The researchers discovered that general anesthesia activates a specific subset of inhibitory GABAergic neurons (neurons that produce the inhibitory neurotransmitter GABA) in the central amygdala, which they termed the CeAga neurons (‘CeA’ stands for central amygdala, while ‘ga’ refers to activation by general anesthesia).

Despite the fact that compared to humans, mice generally have a relatively large central amygdala, Wang said she had no reason to think we have a different system for controlling pain.

Using pioneering techniques developed by Wang and her team of researchers, including in vivo calcium imaging to track the paths of activated neurons in mice, the researchers found that different general anesthesia drugs activate a shared collection of CeAGA neurons.

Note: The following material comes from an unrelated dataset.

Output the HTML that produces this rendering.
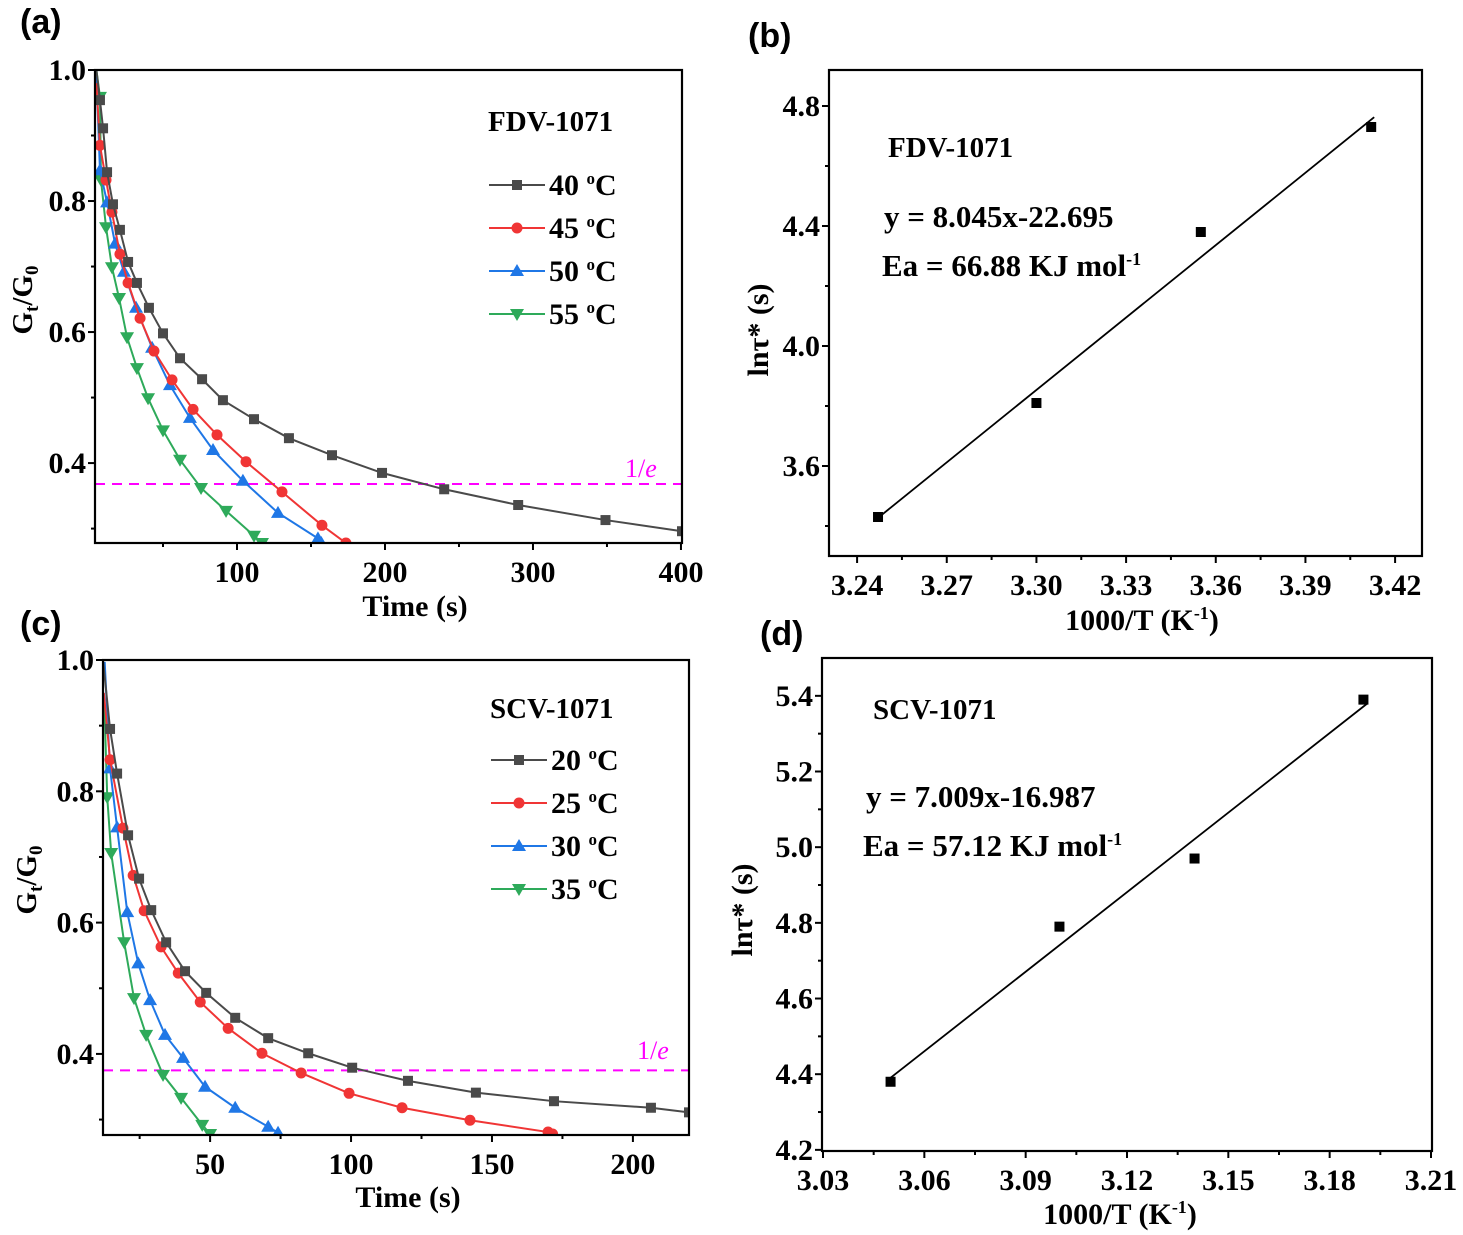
<!DOCTYPE html>
<html><head><meta charset="utf-8"><style>
body{margin:0;background:#fff}
svg{display:block}
text{font-family:"Liberation Serif",serif;font-weight:bold;fill:#000}
.pl{font-family:"Liberation Sans",sans-serif;font-size:34px}
</style></head><body>
<svg id="fig" width="1463" height="1235" viewBox="0 0 1463 1235" xmlns="http://www.w3.org/2000/svg"></svg>
<script>
// ---- Panel (a) data: FDV-1071 stress relaxation ----
const aX40=[5,7.4,9.5,12.2,16.2,20.9,26.4,32.4,40.5,50,61.5,76.4,90.5,111.5,135.1,164.2,198,240,290,349,400.7];
const aY40=[1.0,0.954,0.911,0.844,0.795,0.756,0.707,0.675,0.637,0.598,0.560,0.528,0.496,0.467,0.438,0.412,0.385,0.360,0.336,0.313,0.296];
const aX45=[5,7.4,11.5,15.5,20.9,26.4,34.5,43.9,56.1,70.3,86.5,106.1,130.4,157.4,173.6];
const aY45=[0.98,0.885,0.832,0.783,0.719,0.675,0.621,0.571,0.527,0.482,0.443,0.402,0.356,0.305,0.278];
const aX50=[5,7.4,12.2,17.6,23.6,31.8,42.6,54.7,68.2,83.8,104,127.7,154.7,157];
const aY50=[0.99,0.847,0.798,0.735,0.692,0.637,0.576,0.519,0.469,0.420,0.373,0.324,0.285,0.278];
const aX55=[5,7.4,8.1,11.5,15.5,20.3,25.7,32.4,39.9,50,61.5,75.7,92.6,111.5,116.9];
const aY55=[1.0,0.959,0.832,0.760,0.699,0.652,0.592,0.545,0.499,0.450,0.405,0.362,0.327,0.289,0.278];
const aLegend=["40 ºC","45 ºC","50 ºC","55 ºC"];
const aXTicks=[100,200,300,400];
const aYTicks=[0.4,0.6,0.8,1.0];
const aRef=[0.368];
// ---- Panel (c) data: SCV-1071 ----
const cX20=[12,14.5,17,20.9,24.8,29.1,34.4,41.1,48.6,58.9,70.6,84.8,100.4,120.2,144.3,172,206.4,219.9];
const cY20=[1.0,0.895,0.827,0.733,0.667,0.619,0.570,0.526,0.493,0.455,0.424,0.401,0.379,0.359,0.341,0.328,0.318,0.311];
const cX25=[12.3,14.5,19.1,22.7,26.6,32.6,38.7,46.5,56.4,68.4,82.3,99.3,118.1,142.2,169.9,171.5];
const cY25=[0.95,0.848,0.744,0.672,0.618,0.563,0.523,0.479,0.439,0.401,0.371,0.340,0.318,0.299,0.281,0.278];
const cX30=[12.6,14.5,17,20.6,24.5,28.7,34,40.4,48.2,58.9,70.6,74.1];
const cY30=[0.997,0.835,0.745,0.616,0.538,0.482,0.429,0.394,0.350,0.318,0.289,0.280];
const cX35=[12.5,13.5,14.9,19.5,23,27.3,33.3,39.7,47.2,50];
const cY35=[0.93,0.791,0.706,0.570,0.485,0.429,0.368,0.333,0.292,0.278];
const cLegend=["20 ºC","25 ºC","30 ºC","35 ºC"];
const cXTicks=[50,100,150,200];
const cYTicks=[0.4,0.6,0.8,1.0];
const cRef=[0.375];
// ---- Panel (b) Arrhenius ----
const bX=[3.247,3.300,3.355,3.412];
const bY=[3.43,3.81,4.38,4.73];
const bSlope=8.045, bIntercept=-22.695;
const bXTicks=[3.24,3.27,3.30,3.33,3.36,3.39,3.42];
const bYTicks=[3.6,4.0,4.4,4.8];
// ---- Panel (d) ----
const dX=[3.05,3.10,3.14,3.19];
const dY=[4.38,4.79,4.97,5.39];
const dSlope=7.009, dIntercept=-16.987;
const dXTicks=[3.03,3.06,3.09,3.12,3.15,3.18,3.21];
const dYTicks=[4.2,4.4,4.6,4.8,5.0,5.2,5.4];

const NS="http://www.w3.org/2000/svg";
const svg=document.getElementById('fig');
function el(tag,attrs,parent){const e=document.createElementNS(NS,tag);for(const k in attrs)e.setAttribute(k,attrs[k]);(parent||svg).appendChild(e);return e;}
function txt(s,attrs,parent){const e=el('text',attrs,parent);e.innerHTML=s;return e;}
function scale(d0,d1,p0,p1){return v=>p0+(v-d0)/(d1-d0)*(p1-p0);}
const FS=30;
function axes(g,L,T,R,B,sx,sy,xt,yt,xmin,ymin,xfmt,yfmt){
  el('rect',{x:L,y:T,width:R-L,height:B-T,fill:'none',stroke:'#000','stroke-width':2.2},g);
  xt.forEach(v=>{const x=sx(v);el('line',{x1:x,y1:B,x2:x,y2:B+7,stroke:'#000','stroke-width':2},g);
    const t=txt(xfmt(v),{x:x,y:B+39,'text-anchor':'middle','font-size':FS},g);
    
    });
  xmin.forEach(v=>{const x=sx(v);el('line',{x1:x,y1:B,x2:x,y2:B+4,stroke:'#000','stroke-width':2},g);});
  yt.forEach(v=>{const y=sy(v);el('line',{x1:L,y1:y,x2:L-7,y2:y,stroke:'#000','stroke-width':2},g);
    const t=txt(yfmt(v),{x:L-9,y:y+10,'text-anchor':'end','font-size':FS},g);
    
    });
  ymin.forEach(v=>{const y=sy(v);el('line',{x1:L,y1:y,x2:L-4,y2:y,stroke:'#000','stroke-width':2},g);});
}
function marker(g,type,x,y,c){
  if(type==='sq')return el('rect',{x:x-5,y:y-5,width:10,height:10,fill:c},g);
  if(type==='ci')return el('circle',{cx:x,cy:y,r:5.5,fill:c},g);
  if(type==='up')return el('polygon',{points:`${x},${y-7} ${x-7},${y+5} ${x+7},${y+5}`,fill:c},g);
  return el('polygon',{points:`${x},${y+7} ${x-7},${y-5} ${x+7},${y-5}`,fill:c},g);
}
const colors=['#4a4a4a','#f03535','#1f77e6','#2eaa5a'];
const mk=['sq','ci','up','dn'];

function relaxPanel(name,L,T,R,B,xr,yr,xs,ys,legend,title,xt,yt,xmin,ymin,legX,legY,legOff,lblX,lblY,eX,eY,refv){
  const g=el('g',{});
  
  
  const sx=scale(xr[0],xr[1],L,R), sy=scale(yr[0],yr[1],B,T);
  const cp=el('clipPath',{id:name+'-clip'},g);el('rect',{x:L,y:T,width:R-L,height:B-T},cp);
  const pg=el('g',{'clip-path':`url(#${name}-clip)`},g);
  const ey=sy(refv[0]);
  const dl=el('line',{x1:L,y1:ey,x2:R,y2:ey,stroke:'#ff00ff','stroke-width':2,'stroke-dasharray':'10,7'},pg);
  
  
  for(let i=3;i>=0;i--){
    const X=xs[i],Y=ys[i];
    const pts=X.map((v,j)=>sx(v)+','+sy(Y[j])).join(' ');
    const pl=el('polyline',{points:pts,fill:'none',stroke:colors[i],'stroke-width':2},pg);
    
    
    X.forEach((v,j)=>{if(j===0)return;const m=marker(pg,mk[i],sx(v),sy(Y[j]),colors[i]);
      
      });
  }
  axes(g,L,T,R,B,sx,sy,xt,yt,xmin,ymin,v=>String(v),v=>v.toFixed(1));
  const et=txt('1/<tspan font-style="italic">e</tspan>',{x:eX,y:eY,'font-size':26,style:'fill:#ff00ff;font-weight:normal'},g);
  
  
  const tt=txt(title,{x:legX,y:legY,'font-size':29},g);
  
  
  legend.forEach((s,i)=>{const y=legY+legOff+i*43;
    const lg=el('g',{},g);
    
    
    el('line',{x1:legX+1,y1:y,x2:legX+57,y2:y,stroke:colors[i],'stroke-width':2},lg);
    marker(lg,mk[i],legX+29,y,colors[i]);
    txt(s.replace('º','<tspan dy="-11" font-size="17">o</tspan><tspan dy="11">')+'</tspan>',{x:legX+61,y:y+10,'font-size':30},lg);
  });
  const yl=txt('G<tspan font-size="19" dy="6">t</tspan><tspan dy="-6">/G</tspan><tspan font-size="19" dy="6">0</tspan>',{transform:`translate(${lblY[0]},${lblY[1]}) rotate(-90)`,'text-anchor':'middle','font-size':29},g);
  
  
  const xl=txt('Time (s)',{x:lblX[0],y:lblX[1],'text-anchor':'middle','font-size':30},g);
  
  
}
function arrPanel(name,L,T,R,B,xr,yr,X,Y,m,b,xt,yt,xmin,ymin,ttl,eq,ea,tp,lblX,lblY){
  const g=el('g',{});
  
  
  const sx=scale(xr[0],xr[1],L,R), sy=scale(yr[0],yr[1],B,T);
  const x0=X[0]-0.001,x1=X[X.length-1]+0.001;
  const fl=el('line',{x1:sx(x0),y1:sy(m*x0+b),x2:sx(x1),y2:sy(m*x1+b),stroke:'#000','stroke-width':1.8},g);
  
  
  X.forEach((v,i)=>{const r=el('rect',{x:sx(v)-5,y:sy(Y[i])-5,width:10,height:10,fill:'#000'},g);
    
    });
  axes(g,L,T,R,B,sx,sy,xt,yt,xmin,ymin,v=>v.toFixed(2),v=>v.toFixed(1));
  const a=txt(ttl,{x:tp[0][0],y:tp[0][1],'font-size':29},g);
  
  const e1=txt(eq,{x:tp[1][0],y:tp[1][1],'font-size':31},g);
  
  const e2=txt(ea+'<tspan dy="-11" font-size="18">-1</tspan>',{x:tp[2][0],y:tp[2][1],'font-size':31},g);
  
  const yl=txt('ln&#964;* (s)',{transform:`translate(${lblY[0]},${lblY[1]}) rotate(-90)`,'text-anchor':'middle','font-size':30},g);
  
  const xl=txt('1000/T (K<tspan dy="-11" font-size="18">-1</tspan><tspan dy="11">)</tspan>',{x:lblX[0],y:lblX[1],'text-anchor':'middle','font-size':30},g);
  
}
relaxPanel('panel-a',95,70,682,543,[4.05,400.7],[0.278,1.0],[aX40,aX45,aX50,aX55],[aY40,aY45,aY50,aY55],aLegend,'FDV-1071',aXTicks,aYTicks,[50,150,250,350],[0.3,0.5,0.7,0.9],488,131,54,[415,616],[32,300],625,477,aRef);
relaxPanel('panel-c',103,660,689,1135,[12,219.9],[0.2765,1.0],[cX20,cX25,cX30,cX35],[cY20,cY25,cY30,cY35],cLegend,'SCV-1071',cXTicks,cYTicks,[25,75,125,175],[0.3,0.5,0.7,0.9],490,718,42,[408,1207],[36,880],637,1059,cRef);
arrPanel('panel-b',829,70,1422,556,[3.2306,3.429],[3.3,4.92],bX,bY,bSlope,bIntercept,bXTicks,bYTicks,[3.255,3.285,3.315,3.345,3.375,3.405],[3.4,3.8,4.2,4.6],'FDV-1071','y = 8.045x-22.695','Ea = 66.88 KJ mol',[[888,157],[884,227],[882,276]],[1142,630],[768,330]);
arrPanel('panel-d',822,658,1432,1151,[3.0297,3.2103],[4.197,5.5],dX,dY,dSlope,dIntercept,dXTicks,dYTicks,[3.045,3.075,3.105,3.135,3.165,3.195],[4.3,4.5,4.7,4.9,5.1,5.3],'SCV-1071','y = 7.009x-16.987','Ea = 57.12 KJ mol',[[873,719],[866,807],[863,856]],[1120,1224],[752,910]);
[['(a)',20,33],['(b)',748,47],['(c)',20,635],['(d)',760,645]].forEach(p=>{
  const t=txt(p[0],{x:p[1],y:p[2]},svg);t.setAttribute('class','pl');
  
  
});
</script>
</body></html>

By giving mice a mild pain stimulus, the researchers were able to map all of the pain-activated brain regions. These regions represented 16 centers within the central amygdala that were able to receive inhibitory input from the CeAga.

“Pain is a complicated brain response,” Wang said. “It involves sensory discrimination, emotion, and autonomic (involuntary nervous system) responses. Treating pain by dampening all of these brain processes in many areas is very difficult to achieve. But activating a key node that naturally sends inhibitory signals to these pain-processing regions would be more robust.”

When a mouse feels uncomfortable, it exhibits ‘self-caring’ behaviors such as paw-licking or face-wiping. The researchers found that by activating the CeAGA neurons using a technology called optogenetics, in which light is used to activate a specific population of cells, these behaviors were completely eliminated.

Wang said that the moment the light was switched on to activate the anti-pain center, the paw-licking or face-wiping behaviors were “completely abolished” and that it was “so drastic… they just instantaneously stop licking and rubbing.” Activation of CeAGA neurons thus suppressed both reflexive and self-recuperating behaviors in response to pain, and inhibited neuropathic pain-induced mechanical hyper-sensitivity.

On the other hand, when the activity of these CeAGA neurons was inhibited, the mice experienced intense pain in response to temporary insult. It also negated the effects of low-dose ketamine, an anesthetic drug that allows sensation but blocks pain, through activation of the CeAga pain center, which it required for its action.

Overall, it was observed that the CeAGA neurons possessed basal activity, which was generally reflective of an animal’s internal state rather than the external stimuli it was subjected to.

With these results, the researchers now hope to find drugs that can act as potential pain killers by targeting these inhibitory pain neurons to suppress pain. In aims of finding specific targets in the specialized neurons, Wang explained that, “The other thing we’re trying to do is to (transcriptome) sequence the hell out of these cells.” This will allow for the identification of relevant genes or cell surface receptors among this specific subset of neurons that can be targeted with a drug to activate them in order to relieve pain.